Among the townspeople are parents of the children who attended Sandy Hook, community leaders, and clergy. Some of the most riveting dialogue and deliveries came from Chase Bishop, who as a pastor of a local congregation, shared with Aaron Roitman’s Rabbi how broken he was after having to service eight funerals. Mr. Roitman’s description of the chaos was reinforced by his facial expressions. You could truly see the fright in Zoe Greenwald’s eyes as she frantically waits to hear about her child. Andrea Lowry was driven as Yulie, who spent hours cataloging the thousands of cards and gifts that descended upon Newtown. Bailey Lomax’s Angel Whisperer was endearing and Mary McNeill’s Australian transplant made me want to move there too, not to mention she can play the guitar.
While these are just a few of the characters that were portrayed, the actors did quite well in fading in and out of each role. Even though there were some times that the dialogue felt a little tentative, I give the actors their due as it often fit within the gravity of the scene, rather than a brief lapse of dialogue or “who am I playing now?”
Director Ruthie Dworin displayed good control of a play built around a topic whose wounds will never heal completely. Bryce Liebert’s use of lighting and well crafted, haunting soundbites were just right for the tone of the piece. It was not easy to watch as pictures of the 26 victims of what is now known as the Sandy Hook Massacre was displayed as the principal actors wrote each of their names down on a simple chalkboard that sat upstage right. While 26 Pebbles is referring to the teachers and students of Sandy Hook, there were two other victims of the event and the actors did their best to address that fact as well.
As I exited the house I noticed a small sign that hung by the doors that warned theatergoers that there would not be a depiction of the shooting, but there would be stimuli and/or phrases that may cause some distress. Mr. Ulloa’s play does talk of Post Traumatic Stress Disorder and I thank CTC for recognizing that their production could perhaps be a trigger for the audience.
As Ms. Dworin writes in her Director’s notes, “We are here for action.” Yes, indeed we should be. Since the Newtown tragedy, there have been several more mass shootings. The play uses a snippet of President Obama’s eloquent address to the after Newtown: “God has called them all home. For those of us who remain, let us find the strength to carry on, and make our country worthy of their memory.”
It is hard not to get a lump in your throat when those words are said or when innocent lives are lost. 26 Pebbles is a reminder that even the smallest towns can be shattered, but when we embrace each other, a greater community can emerge.
What does a pebble do when it hits the water? It ripples out. May we see a loving ripple effect in our society.
Featuring alumni Chase Bishop, Zoe Greenwald, Bailey Lomax, Andrea Lowry, Mary McNeill, Aaron Roitman.
July 6-8, 2018
Walden Theatre Alumni Company
Commonwealth Theatre Center
1125 Payne Street
Louisville, Kentucky 40206
Annette Skaggs is heavily involved as an Arts Advocate here in Louisville.

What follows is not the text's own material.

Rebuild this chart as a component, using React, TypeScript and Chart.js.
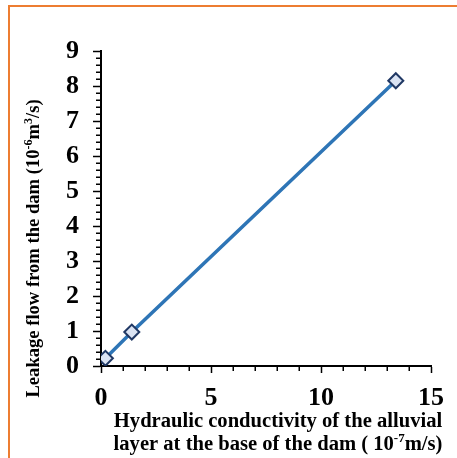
import React, { useEffect, useRef } from "react";
import { Chart, registerables } from "chart.js";

Chart.register(...registerables);

// ---- data ----
const conductivity = [0.2, 1.4, 13.4]; // 10^-7 m/s
const leakage = [0.22, 0.97, 8.15]; // 10^-6 m^3/s
const xMajorStep = 5;
const xMinorStep = 1;
const yMajorStep = 1;
const yMinorStep = 0.2;
const xRange = [0, 15];
const yRange = [0, 9];
const yTitleParts = [
  { t: "Leakage flow from the dam (10" },
  { t: "-6", sup: true },
  { t: "m" },
  { t: "3", sup: true },
  { t: "/s)" },
];
const xTitleLine1 = [{ t: "Hydraulic conductivity of the alluvial" }];
const xTitleLine2 = [
  { t: "layer at the base of the dam ( 10" },
  { t: "-7", sup: true },
  { t: "m/s)" },
];

const FONT_FAMILY = '"Liberation Serif", "Times New Roman", serif';

type Part = { t: string; sup?: boolean };

function drawRich(ctx: CanvasRenderingContext2D, parts: Part[], cx: number, cy: number, size: number) {
  const supSize = Math.round(size * 0.62);
  const widths = parts.map((p) => {
    ctx.font = `bold ${p.sup ? supSize : size}px ${FONT_FAMILY}`;
    return ctx.measureText(p.t).width;
  });
  const total = widths.reduce((a, b) => a + b, 0);
  let x = cx - total / 2;
  ctx.textAlign = "left";
  ctx.textBaseline = "alphabetic";
  const baseline = cy + size * 0.33;
  parts.forEach((p, i) => {
    ctx.font = `bold ${p.sup ? supSize : size}px ${FONT_FAMILY}`;
    ctx.fillText(p.t, x, p.sup ? baseline - size * 0.38 : baseline);
    x += widths[i];
  });
}

const decorPlugin = {
  id: "decor",
  afterDraw(chart: any) {
    const ctx: CanvasRenderingContext2D = chart.ctx;
    const xs = chart.scales.x;
    const ys = chart.scales.y;
    const area = chart.chartArea;
    ctx.save();
    ctx.strokeStyle = "#000";
    ctx.lineWidth = 1.5;
    // minor ticks y
    for (let v = yRange[0]; v <= yRange[1] + 1e-9; v += yMinorStep) {
      const r = Math.round(v / yMinorStep) * yMinorStep;
      if (Math.abs(r / yMajorStep - Math.round(r / yMajorStep)) < 1e-6) continue;
      const py = Math.round(ys.getPixelForValue(r)) + 0.25;
      ctx.beginPath();
      ctx.moveTo(area.left - 5, py);
      ctx.lineTo(area.left, py);
      ctx.stroke();
    }
    // minor ticks x
    for (let v = xRange[0]; v <= xRange[1] + 1e-9; v += xMinorStep) {
      const r = Math.round(v / xMinorStep) * xMinorStep;
      if (Math.abs(r / xMajorStep - Math.round(r / xMajorStep)) < 1e-6) continue;
      const px = Math.round(xs.getPixelForValue(r)) + 0.25;
      ctx.beginPath();
      ctx.moveTo(px, area.bottom);
      ctx.lineTo(px, area.bottom + 5);
      ctx.stroke();
    }
    // titles
    ctx.fillStyle = "#000";
    const midX = (area.left + area.right) / 2 + 12;
    drawRich(ctx, xTitleLine1, midX, area.bottom + 54, 20.6);
    drawRich(ctx, xTitleLine2, midX, area.bottom + 77, 20.6);
    ctx.translate(33, (area.top + area.bottom) / 2 + 40);
    ctx.rotate(-Math.PI / 2);
    drawRich(ctx, yTitleParts, 0, 0, 18.6);
    ctx.restore();
  },
};

export default function App() {
  const ref = useRef<HTMLCanvasElement | null>(null);

  useEffect(() => {
    if (!ref.current) return;
    const chart = new Chart(ref.current, {
      type: "scatter",
      data: {
        datasets: [
          {
            data: conductivity.map((x, i) => ({ x, y: leakage[i] })),
            showLine: true,
            borderColor: "#2e75b6",
            borderWidth: 3.5,
            pointStyle: "rectRot",
            pointRadius: 7.5,
            pointBackgroundColor: "#dae3f3",
            pointBorderColor: "#203864",
            pointBorderWidth: 2,
          },
        ],
      },
      options: {
        animation: false,
        responsive: false,
        devicePixelRatio: 1,
        layout: { padding: { top: 51, right: 26, left: 0, bottom: 0 } },
        plugins: { legend: { display: false }, tooltip: { enabled: false } },
        scales: {
          x: {
            type: "linear",
            min: xRange[0],
            max: xRange[1],
            afterFit: (s: any) => {
              s.height = 92;
            },
            ticks: {
              stepSize: xMajorStep,
              padding: 10,
              color: "#000",
              font: { family: FONT_FAMILY, size: 26, weight: "bold" },
            },
            grid: { drawOnChartArea: false, tickLength: 7, tickColor: "#000", tickWidth: 1.5 },
            border: { display: true, color: "#000", width: 2 },
          },
          y: {
            type: "linear",
            min: yRange[0],
            max: yRange[1],
            afterFit: (s: any) => {
              s.width = 101;
            },
            ticks: {
              stepSize: yMajorStep,
              padding: 14,
              color: "#000",
              font: { family: FONT_FAMILY, size: 26, weight: "bold" },
            },
            grid: { drawOnChartArea: false, tickLength: 8, tickColor: "#000", tickWidth: 1.5 },
            border: { display: true, color: "#000", width: 2 },
          },
        },
      },
      plugins: [decorPlugin],
    });
    return () => chart.destroy();
  }, []);

  return (
    <div style={{ position: "fixed", left: 0, top: 0, width: 457, height: 458, background: "#fff", overflow: "hidden" }}>
      <div
        style={{
          position: "absolute",
          left: 8,
          top: 5,
          width: 700,
          height: 700,
          border: "2px solid #ed7d31",
          boxSizing: "border-box",
        }}
      />
      <canvas ref={ref} width={457} height={458} style={{ position: "absolute", left: 0, top: 0, display: "block" }} />
    </div>
  );
}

She is a freelance professional opera singer who has performed throughout Europe and in St. Louis, Cincinnati, Boulder, Little Rock, Peoria, Chicago, New York and of course Louisville. Aside from her singing career, she has been a production assistant for Kentucky Opera, New York City Opera, and Northwestern University. Her knowledge and expertise have developed over the course of 25+ years’ experience in the classical arts.